Same story as above. This is a pretty brief explanation that explains its role in the QEMU source tree, but doesn't explain much about the package itself. The same three options as above make sense to me here.

diff --git a/python/qemu/utils/README.rst b/python/qemu/utils/README.rst
new file mode 100644
index 00000000000..4b33c1f27e1
--- /dev/null
+++ b/python/qemu/utils/README.rst
@@ -0,0 +1,9 @@
+qemu.utils package
+==================
+
+This package provides misc utilities used for testing and debugging
+QEMU. It is used most directly by the qemu.machine package, but has some
+uses by the vm and acceptance tests for determining accelerator support.
+
+See the documentation in ``__init__.py`` and ``accel.py`` for more
+information.


I broke my own convention here and mentioned something beside __init__.py. I will remove that.

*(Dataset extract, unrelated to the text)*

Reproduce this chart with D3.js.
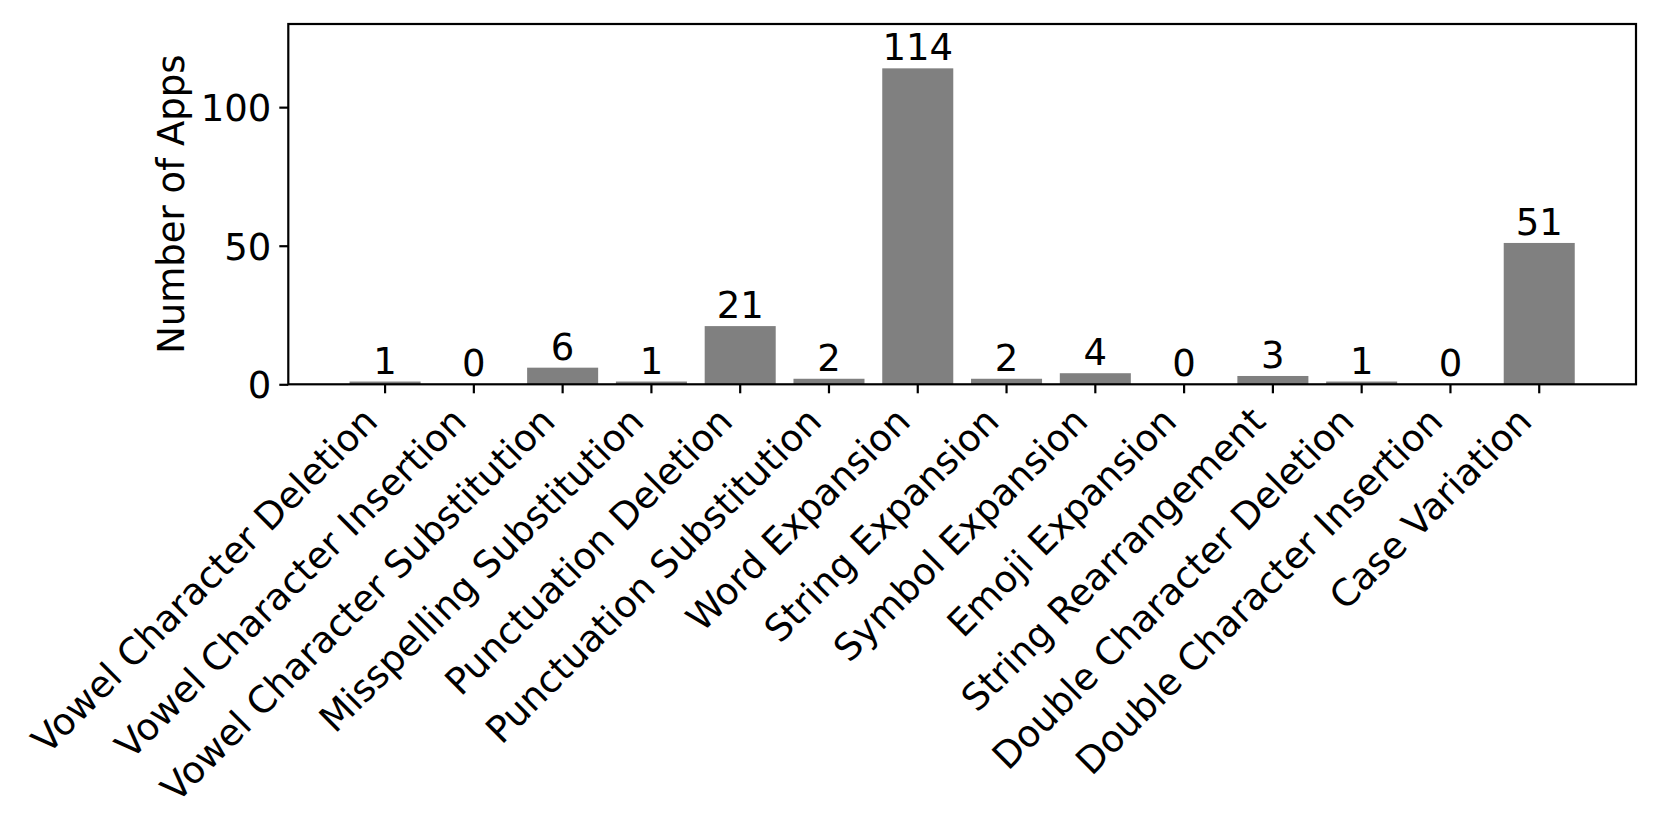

And example of the bit rot and the huge maintainance cost is when a
new file is added here, let's say, "qemu/utils/network.py".  I think
your good intentions would quickly backfire.


As you point out, that little slip-up of mine gave you room to attack the bitrot :) I avoided it in two other places, but the utils package is sooooo tiny I gave in to trying to be helpful and pointed out the real implementation file.

Regards,
- Cleber.


I'm still somewhat on the fence. I was trying to make the python directories accessible to outside contributors as much as was humanly possible, but the bitrot concern is a good point. I think it can be alleviated by making clear that these files are just little "see also" pointers that should quite likely not rot very quickly.

Lemme know your final thoughts here and I'll adjust accordingly.